■ THE EXERCISE ■
With pictures left out, retype the lines from the start of the records through the one that contains "from matplotlib.path import Path".

■ GIVEN RECORDS ■

★ ★ ★

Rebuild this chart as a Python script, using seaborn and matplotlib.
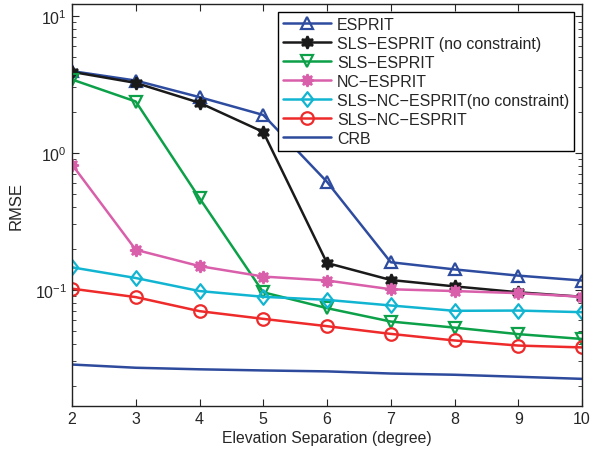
import numpy as np
import seaborn as sns
import matplotlib.pyplot as plt
from matplotlib.path import Path

sns.set_style("ticks")
plt.rcParams['font.family'] = ['Liberation Sans', 'DejaVu Sans']
plt.rcParams['mathtext.default'] = 'regular'

# Data
sep = [2, 3, 4, 5, 6, 7, 8, 9, 10]
esprit = [3.95, 3.37, 2.55, 1.89, 0.614, 0.159, 0.141, 0.127, 0.117]
sls_esprit_nc = [3.9, 3.24, 2.32, 1.42, 0.157, 0.118, 0.106, 0.096, 0.089]
sls_esprit = [3.43, 2.37, 0.467, 0.096, 0.0735, 0.0587, 0.053, 0.0475, 0.0438]
nc_esprit = [0.822, 0.196, 0.149, 0.125, 0.117, 0.101, 0.098, 0.0946, 0.089]
sls_nc_esprit_nc = [0.146, 0.122, 0.098, 0.089, 0.0845, 0.0769, 0.0703, 0.0706, 0.0687]
sls_nc_esprit = [0.102, 0.0885, 0.0699, 0.0614, 0.0543, 0.0477, 0.0427, 0.0392, 0.038]
crb = [0.0285, 0.027, 0.0263, 0.0258, 0.0254, 0.0245, 0.024, 0.0232, 0.0224]

# matlab-like diamond (a bit wider than matplotlib's 'd')
diamond = Path([(0, 1), (0.78, 0), (0, -1), (-0.78, 0), (0, 1)],
               [Path.MOVETO, Path.LINETO, Path.LINETO, Path.LINETO, Path.CLOSEPOLY])

series = [
    ("ESPRIT", esprit, "#2E4C9F", "^", "none", 9),
    ("SLS\u2212ESPRIT (no constraint)", sls_esprit_nc, "#1a1a1a", (6, 1, 0), None, 9),
    ("SLS\u2212ESPRIT", sls_esprit, "#0CA048", "v", "none", 9),
    ("NC\u2212ESPRIT", nc_esprit, "#D95FAA", (8, 1, 0), None, 9),
    ("SLS\u2212NC\u2212ESPRIT(no constraint)", sls_nc_esprit_nc, "#12B5D1", diamond, "none", 10.5),
    ("SLS\u2212NC\u2212ESPRIT", sls_nc_esprit, "#EE2A2A", "o", "none", 9),
    ("CRB", crb, "#2D4A9C", None, None, 0),
]

fig = plt.figure(figsize=(6.02, 4.56), dpi=100)
ax = fig.add_axes([0.1196, 0.1075, 0.8472, 0.8815])

for name, vals, col, mk, mfc, ms in series:
    kw = dict(color=col, linewidth=1.8, label=name)
    if mk is not None:
        kw.update(marker=mk, markersize=ms, markeredgewidth=1.6, markeredgecolor=col)
        kw["markerfacecolor"] = mfc if mfc else col
    sns.lineplot(x=sep, y=vals, ax=ax, **kw)

ax.set_yscale("log")
ax.set_xlim(2, 10)
ax.set_ylim(0.0142, 12.2)
ax.set_xticks(sep)
ax.tick_params(which="both", direction="in", top=True, right=True, labelsize=11.5)
ax.tick_params(which="major", length=5)
ax.tick_params(which="minor", length=3)
for s in ax.spines.values():
    s.set_linewidth(1.0)
    s.set_color("#222222")

ax.set_xlabel("Elevation Separation (degree)", fontsize=11.3, labelpad=3)
ax.set_ylabel("RMSE", fontsize=12, labelpad=8)

leg = ax.legend(loc="upper right", fontsize=11.5, handlelength=3.0, frameon=True,
                fancybox=False, edgecolor="black", framealpha=1,
                borderaxespad=0.5, labelspacing=0.25, borderpad=0.3,
                handletextpad=0.4)
leg.get_frame().set_linewidth(1.0)

fig.savefig("out.png", dpi=100)
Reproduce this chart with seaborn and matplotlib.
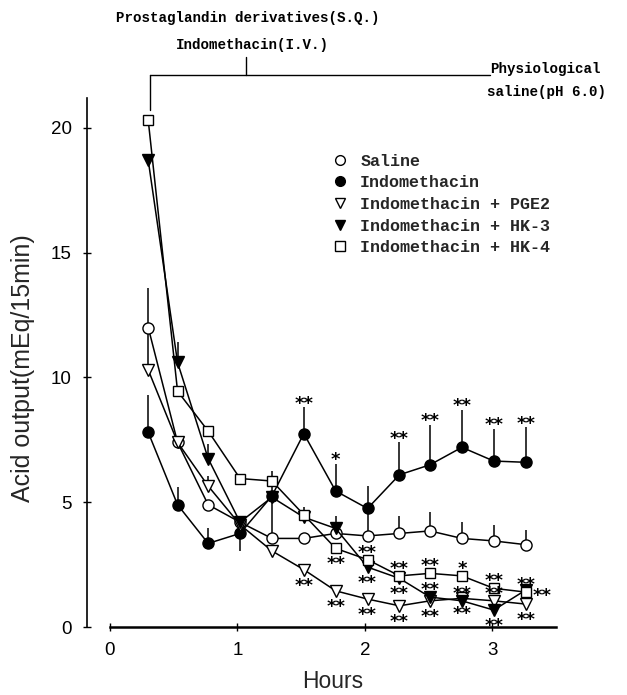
import matplotlib
matplotlib.use("Agg")
import matplotlib.pyplot as plt
from matplotlib.lines import Line2D
import seaborn as sns

hours = [0.30, 0.53, 0.77, 1.02, 1.27, 1.52, 1.77, 2.02, 2.27, 2.51, 2.76, 3.01, 3.26]

saline = [12.0, 7.4, 4.9, 4.2, 3.55, 3.55, 3.75, 3.65, 3.75, 3.85, 3.55, 3.45, 3.3]
saline_err = [1.6, 0, 0, 0, 1.7, 0, 0, 1.0, 0.7, 0.75, 0.65, 0.65, 0.6]

indo = [7.8, 4.9, 3.35, 3.75, 5.25, 7.75, 5.45, 4.75, 6.1, 6.5, 7.2, 6.65, 6.6]
indo_err = [1.5, 0.7, 0.6, -0.7, 0.6, 1.05, 1.1, 0.9, 1.3, 1.6, 1.5, 1.3, 1.4]
indo_stars = ["", "", "", "", "", "**", "*", "", "**", "**", "**", "**", "**"]

pge2 = [10.3, 7.4, 5.65, 4.1, 3.05, 2.3, 1.45, 1.12, 0.85, 1.05, 1.15, 1.05, 0.92]
pge2_err = [1.6, 0, 0.4, 0, 0, 0, 0, 0, 0, 0, 0, 0, 0]
pge2_stars = ["", "", "", "", "", "**", "**", "**", "**", "**", "**", "**", "**"]
pge2_side = ["", "", "", "", "", "down", "down", "down", "down", "down", "down", "up", "down"]

hk3 = [18.7, 10.6, 6.75, 4.2, 5.2, 4.4, 3.95, 2.4, 1.95, 1.2, 1.05, 0.68, 1.48]
hk3_err = [0, 0.8, 0.6, 0, 0, 0, 0.5, 0, 0, 0, 0, 0, 0]
hk3_stars = ["", "", "", "", "", "", "", "**", "**", "**", "**", "**", "**"]
hk3_side = ["", "", "", "", "", "", "", "down", "down", "up", "up", "down", "right"]

hk4 = [20.3, 9.45, 7.85, 5.95, 5.85, 4.5, 3.15, 2.7, 2.05, 2.15, 2.05, 1.55, 1.4]
hk4_err = [0, 0, 0, 0, 0.4, 0.3, 0, 0, 0, 0, 0, 0, 0]
hk4_stars = ["", "", "", "", "", "", "**", "**", "**", "**", "*", "**", "**"]
hk4_side = ["", "", "", "", "", "", "down", "up", "up", "up", "up", "up", "up"]

labels = ["Saline", "Indomethacin", "Indomethacin + PGE2",
          "Indomethacin + HK-3", "Indomethacin + HK-4"]

sns.set_theme(style="white")
plt.rcParams["font.family"] = ["Liberation Sans", "DejaVu Sans"]

fig = plt.figure(figsize=(6.27, 6.95), dpi=100)
ax = fig.add_axes([0.1388, 0.0978, 0.7687, 0.8619])

series = [
    (saline, saline_err, "o", "white", 8),
    (indo, indo_err, "o", "black", 8),
    (pge2, pge2_err, "v", "white", 8.5),
    (hk3, hk3_err, "v", "black", 8.5),
    (hk4, hk4_err, "s", "white", 7.5),
]

for vals, err, m, fc, ms in series:
    tops = [v + e for v, e in zip(vals, err)]
    ax.vlines(hours, vals, tops, color="black", lw=1.1, zorder=1)
    sns.lineplot(x=hours, y=vals, ax=ax, sort=False, color="black", lw=1.1,
                 marker=m, markersize=ms, markerfacecolor=fc,
                 markeredgecolor="black", markeredgewidth=1.0, zorder=2)

star_kw = dict(textcoords="offset points", fontsize=13, fontweight="bold",
               family="DejaVu Sans", color="black", zorder=4)


def put_stars(vals, marks, sides, lift=1.5):
    for x, v, s, side in zip(hours, vals, marks, sides):
        if not s:
            continue
        if side == "up":
            ax.annotate(s, (x, v), xytext=(0, lift), ha="center", va="baseline", **star_kw)
        elif side == "down":
            ax.annotate(s, (x, v), xytext=(0, -5), ha="center", va="top", **star_kw)
        else:
            ax.annotate(s, (x, v), xytext=(5, -4), ha="left", va="center", **star_kw)


indo_tops = [v + max(e, 0) for v, e in zip(indo, indo_err)]
put_stars(indo_tops, indo_stars, ["up"] * len(hours), lift=-1)
put_stars(pge2, pge2_stars, pge2_side)
put_stars(hk3, hk3_stars, hk3_side)
put_stars(hk4, hk4_stars, hk4_side)

# treatment bracket above the curves
ax.plot([0.31, 2.98], [22.1, 22.1], color="black", lw=1.0, clip_on=False)
ax.plot([0.31, 0.31], [22.1, 20.7], color="black", lw=1.0, clip_on=False)
ax.plot([1.07, 1.07], [22.1, 22.85], color="black", lw=1.0, clip_on=False)
note_kw = dict(family="Liberation Mono", fontsize=10.2, fontweight="bold", color="black")
ax.text(1.08, 24.4, "Prostaglandin derivatives(S.Q.)", ha="center", va="center", **note_kw)
ax.text(1.12, 23.3, "Indomethacin(I.V.)", ha="center", va="center", **note_kw)
ax.text(2.98, 22.35, "Physiological", ha="left", va="center", **note_kw)
ax.text(2.96, 21.45, "saline(pH 6.0)", ha="left", va="center", **note_kw)

handles = [Line2D([], [], ls="none", marker=m, markersize=7, markerfacecolor=fc,
                  markeredgecolor="black", markeredgewidth=1.0)
           for _, _, m, fc, _ in series]
ax.legend(handles, labels, loc="upper left", bbox_to_anchor=(0.532, 0.779),
          bbox_transform=fig.transFigure, frameon=False, handlelength=0.8,
          handletextpad=0.8, labelspacing=0.4, borderpad=0, borderaxespad=0,
          prop={"family": "Liberation Mono", "size": 12, "weight": "bold"})

ax.set_xlim(-0.18, 3.6)
ax.set_ylim(0, 24)
ax.set_xticks([0, 1, 2, 3])
ax.set_yticks([0, 5, 10, 15, 20])
ax.tick_params(bottom=True, left=True, direction="inout", length=6, width=1,
               labelsize=13.5, pad=8, colors="black")
sns.despine(ax=ax)
ax.spines["left"].set_bounds(0, 21.2)
ax.spines["bottom"].set_bounds(0, 3.5)
ax.spines["left"].set_color("black")
ax.spines["bottom"].set_color("black")
ax.spines["left"].set_linewidth(1.2)
ax.spines["bottom"].set_linewidth(1.8)

ax.set_xlabel("Hours", fontsize=16.5)
ax.set_ylabel("Acid output(mEq/15min)", fontsize=18)
ax.xaxis.set_label_coords(0.51, -0.072)
ax.yaxis.set_label_coords(-0.108, 0.433)

fig.savefig("out.png", dpi=100)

★ ★ ★

■ TASK RESPONSE ■
Rebuild this chart as a Python script, using seaborn and matplotlib.
import numpy as np
import seaborn as sns
import matplotlib.pyplot as plt
from matplotlib.path import Path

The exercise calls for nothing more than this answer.